---------- Extracted records
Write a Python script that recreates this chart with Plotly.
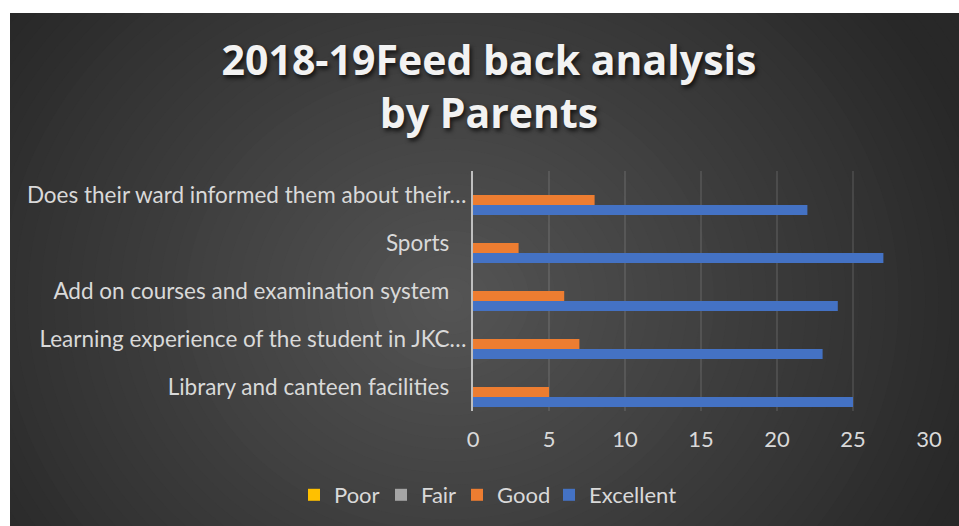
import plotly.graph_objects as go

categories = [
    "Library and canteen facilities",
    "Learning experience of the student in JKC…",
    "Add on courses and examination system",
    "Sports",
    "Does their ward informed them about their…",
]
tick_labels = [
    "Library and canteen facilities\u00a0\u00a0\u00a0",
    "Learning experience of the student in JKC…",
    "Add on courses and examination system\u00a0\u00a0\u00a0",
    "Sports\u00a0\u00a0\u00a0",
    "Does their ward informed them about their…",
]
poor = [0, 0, 0, 0, 0]
fair = [0, 0, 0, 0, 0]
good = [5, 7, 6, 3, 8]
excellent = [25, 23, 24, 27, 22]

W, H = 959, 526
L, T = 473, 171
PW, PH = 456, 240
R, B = W - L - PW, H - T - PH

def px2x(px):
    return (px - L) / PW

def py2y(py):
    return (H - B - py) / PH

fig = go.Figure()
# first trace sits at the bottom of each group
series = [
    ("Excellent", excellent, "#4472c4", "legend4", 568),
    ("Good", good, "#ed7d31", "legend3", 476),
    ("Fair", fair, "#a5a5a5", "legend2", 400),
    ("Poor", poor, "#ffc000", "legend", 313),
]
for name, vals, col, leg, _ in series:
    fig.add_trace(go.Bar(y=categories, x=vals, name=name, orientation="h",
                         legend=leg,
                         marker=dict(color=col, line=dict(width=0))))

# radial gradient background built from concentric ellipses
shapes = []
shapes.append(dict(type="rect", xref="paper", yref="paper", layer="below",
                   x0=px2x(10), x1=px2x(W + 20), y0=py2y(H + 20), y1=py2y(13),
                   fillcolor="#282828", line=dict(width=0)))
cx, cy, ax, ay = 450, 300, 480, 420
n = 48
for i in range(n + 1):
    r = 1.32 * (1 - i / n)
    c = int(round(max(85 - 39 * r, 40)))
    shapes.append(dict(type="circle", xref="paper", yref="paper", layer="below",
                       x0=px2x(cx - ax * r), x1=px2x(cx + ax * r),
                       y0=py2y(cy + ay * r), y1=py2y(cy - ay * r),
                       fillcolor=f"rgb({c},{c},{c})", line=dict(width=0)))
# white margins on top and left
shapes.append(dict(type="rect", xref="paper", yref="paper", layer="below",
                   x0=px2x(-400), x1=px2x(10), y0=py2y(H + 400), y1=py2y(-400),
                   fillcolor="white", line=dict(width=0)))
shapes.append(dict(type="rect", xref="paper", yref="paper", layer="below",
                   x0=px2x(-400), x1=px2x(W + 400), y0=py2y(13), y1=py2y(-400),
                   fillcolor="white", line=dict(width=0)))

legend_common = dict(orientation="h", xref="container", yref="container",
                     xanchor="left", yanchor="middle",
                     y=1 - 495 / H,
                     font=dict(family="Lato", size=22, color="#d9d9d9"),
                     bgcolor="rgba(0,0,0,0)", itemclick=False,
                     itemdoubleclick=False)
D = 19
legends = {}
for name, vals, col, leg, mx in series:
    legends[leg] = dict(legend_common, x=(mx - D) / W)

fig.update_layout(
    width=W, height=H,
    margin=dict(l=L, r=R, t=T, b=B, autoexpand=False),
    paper_bgcolor="white",
    plot_bgcolor="rgba(0,0,0,0)",
    shapes=shapes,
    barmode="group",
    bargap=0.17,
    bargroupgap=0,
    font=dict(family="Lato", color="#d9d9d9", size=22),
    title=dict(
        text="2018-19Feed back analysis<br>by Parents",
        x=489 / W, xref="container", xanchor="center",
        y=1 - 75 / H, yref="container", yanchor="top",
        font=dict(family="Open Sans", size=41, color="#f2f2f2", weight="bold",
                  shadow="2px 3px 4px rgba(0,0,0,0.7)"),
    ),
    xaxis=dict(range=[0, 30], dtick=5, showgrid=True,
               gridcolor="rgba(255,255,255,0.10)", gridwidth=2,
               zeroline=False, showline=False, ticks="",
               ticklabelstandoff=13,
               tickfont=dict(size=22, color="#d9d9d9"), fixedrange=True),
    yaxis=dict(tickmode="array", tickvals=categories, ticktext=tick_labels,
               showline=True, linecolor="#bfbfbf", linewidth=2,
               ticks="", ticklabelstandoff=0, showgrid=False,
               tickfont=dict(size=22.5, color="#d9d9d9"), fixedrange=True),
    showlegend=True,
    **legends,
)

fig.write_html(
    "out.html",
    config={"displayModeBar": False},
    post_script="document.documentElement.style.overflow='hidden';"
                "document.body.style.margin='0';"
                "document.body.style.overflow='hidden';",
)
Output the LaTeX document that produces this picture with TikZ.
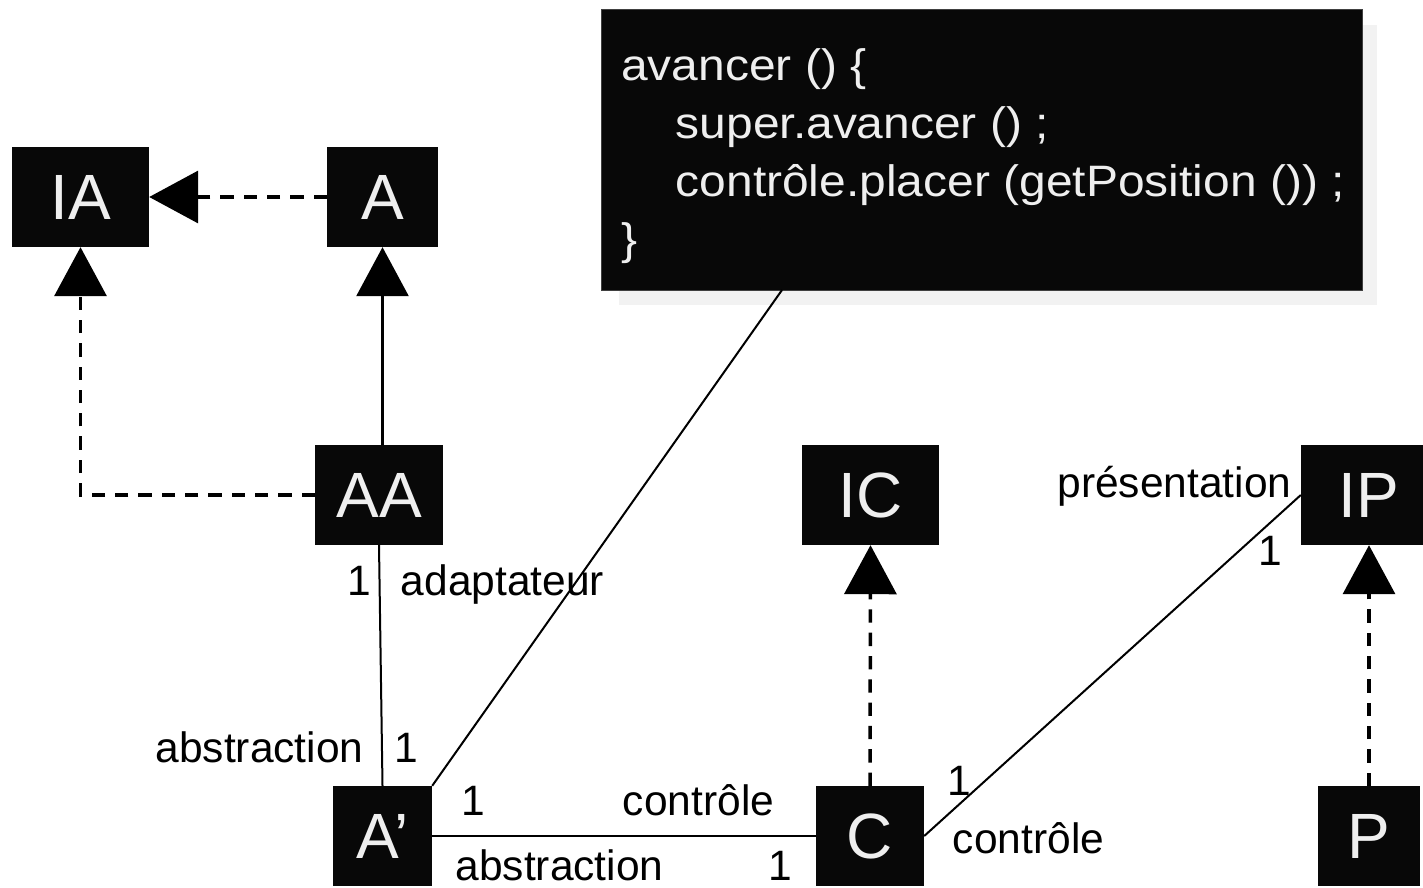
--------------------
* Exercise aim
Quote, exactly and only, the lines from the first line of the data above through the line containing "marker=dict(color=col, line=dict(width=0))))". The pictures do not belong in it.

* Exercise response
Write a Python script that recreates this chart with Plotly.
import plotly.graph_objects as go

categories = [
    "Library and canteen facilities",
    "Learning experience of the student in JKC…",
    "Add on courses and examination system",
    "Sports",
    "Does their ward informed them about their…",
]
tick_labels = [
    "Library and canteen facilities\u00a0\u00a0\u00a0",
    "Learning experience of the student in JKC…",
    "Add on courses and examination system\u00a0\u00a0\u00a0",
    "Sports\u00a0\u00a0\u00a0",
    "Does their ward informed them about their…",
]
poor = [0, 0, 0, 0, 0]
fair = [0, 0, 0, 0, 0]
good = [5, 7, 6, 3, 8]
excellent = [25, 23, 24, 27, 22]

W, H = 959, 526
L, T = 473, 171
PW, PH = 456, 240
R, B = W - L - PW, H - T - PH

def px2x(px):
    return (px - L) / PW

def py2y(py):
    return (H - B - py) / PH

fig = go.Figure()
# first trace sits at the bottom of each group
series = [
    ("Excellent", excellent, "#4472c4", "legend4", 568),
    ("Good", good, "#ed7d31", "legend3", 476),
    ("Fair", fair, "#a5a5a5", "legend2", 400),
    ("Poor", poor, "#ffc000", "legend", 313),
]
for name, vals, col, leg, _ in series:
    fig.add_trace(go.Bar(y=categories, x=vals, name=name, orientation="h",
                         legend=leg,
                         marker=dict(color=col, line=dict(width=0))))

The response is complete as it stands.